Exercise aim
All of the lines below are to be printed again exactly; images are excluded from the output.

Data shown
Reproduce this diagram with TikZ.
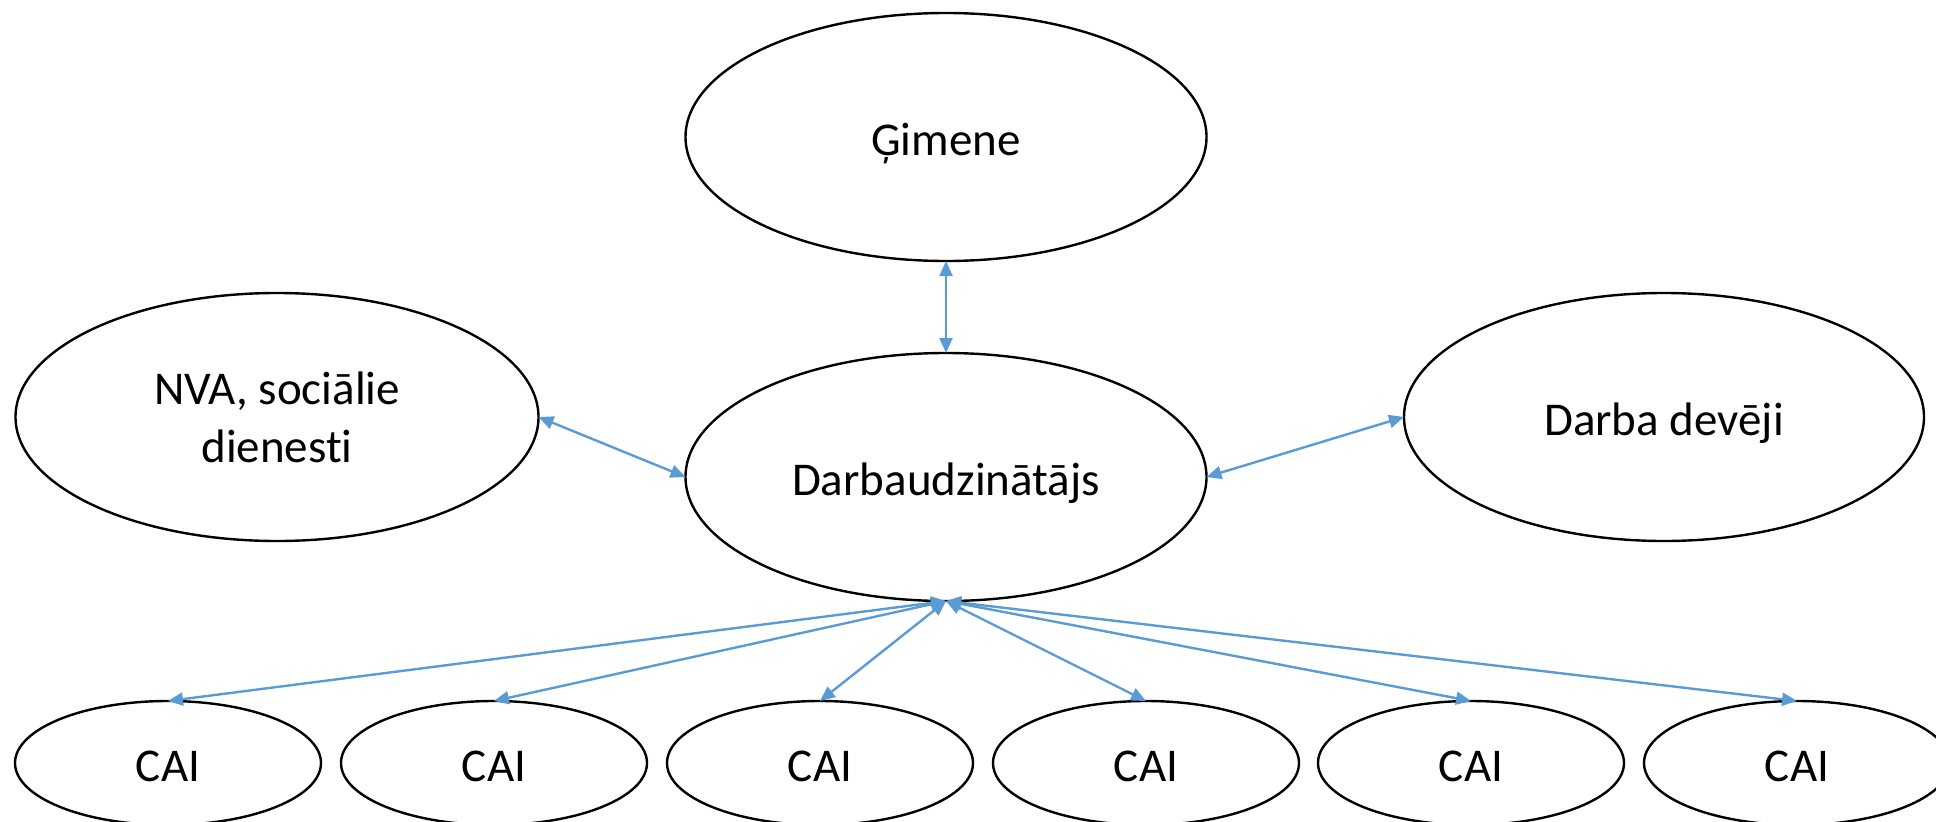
\documentclass[tikz,border=0pt]{standalone}
\usepackage{fontspec}
\setmainfont{Carlito}[Ligatures=NoCommon]
\usetikzlibrary{shapes.geometric,arrows.meta}
\definecolor{linkblue}{HTML}{5B9BD5}
\begin{document}
\begin{tikzpicture}[x=1pt,y=-1pt,
  bub/.style={ellipse,draw=black,line width=2.4pt,inner sep=0pt,outer sep=0pt,
    minimum width=521pt,minimum height=248pt,align=center,
    font=\fontsize{47}{58}\selectfont},
  oneline/.style={text height=36pt,text depth=0pt},
  small/.style={bub,oneline,minimum width=306pt,minimum height=124pt},
  link/.style={linkblue,line width=2.4pt,
    {Triangle[length=15pt,width=13pt]}-{Triangle[length=15pt,width=13pt]}}]
\useasboundingbox (0,0) rectangle (1936,822);
\node[bub,oneline] (gim) at (946,137) {Ģimene};
\node[bub,oneline] (dar) at (946,477) {Darbaudzinātājs};
\node[bub,minimum width=523pt] (nva) at (277,417) {NVA, sociālie\\dienesti};
\node[bub,oneline,minimum width=520pt] (dev) at (1664,417) {Darba devēji};
\node[small] (c1) at (168,763) {CAI};
\node[small] (c2) at (494,763) {CAI};
\node[small] (c3) at (820,763) {CAI};
\node[small] (c4) at (1146,763) {CAI};
\node[small] (c5) at (1471,763) {CAI};
\node[small] (c6) at (1797,763) {CAI};
\draw[link] (gim.south) -- (dar.north);
\draw[link] (nva.east) -- (dar.west);
\draw[link] (dev.west) -- (dar.east);
\foreach \c in {c1,c2,c3,c4,c5,c6}
  \draw[link] (dar.south) -- (\c.north);
\end{tikzpicture}
\end{document}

Answer to this task
Reproduce this diagram with TikZ.
\documentclass[tikz,border=0pt]{standalone}
\usepackage{fontspec}
\setmainfont{Carlito}[Ligatures=NoCommon]
\usetikzlibrary{shapes.geometric,arrows.meta}
\definecolor{linkblue}{HTML}{5B9BD5}
\begin{document}
\begin{tikzpicture}[x=1pt,y=-1pt,
  bub/.style={ellipse,draw=black,line width=2.4pt,inner sep=0pt,outer sep=0pt,
    minimum width=521pt,minimum height=248pt,align=center,
    font=\fontsize{47}{58}\selectfont},
  oneline/.style={text height=36pt,text depth=0pt},
  small/.style={bub,oneline,minimum width=306pt,minimum height=124pt},
  link/.style={linkblue,line width=2.4pt,
    {Triangle[length=15pt,width=13pt]}-{Triangle[length=15pt,width=13pt]}}]
\useasboundingbox (0,0) rectangle (1936,822);
\node[bub,oneline] (gim) at (946,137) {Ģimene};
\node[bub,oneline] (dar) at (946,477) {Darbaudzinātājs};
\node[bub,minimum width=523pt] (nva) at (277,417) {NVA, sociālie\\dienesti};
\node[bub,oneline,minimum width=520pt] (dev) at (1664,417) {Darba devēji};
\node[small] (c1) at (168,763) {CAI};
\node[small] (c2) at (494,763) {CAI};
\node[small] (c3) at (820,763) {CAI};
\node[small] (c4) at (1146,763) {CAI};
\node[small] (c5) at (1471,763) {CAI};
\node[small] (c6) at (1797,763) {CAI};
\draw[link] (gim.south) -- (dar.north);
\draw[link] (nva.east) -- (dar.west);
\draw[link] (dev.west) -- (dar.east);
\foreach \c in {c1,c2,c3,c4,c5,c6}
  \draw[link] (dar.south) -- (\c.north);
\end{tikzpicture}
\end{document}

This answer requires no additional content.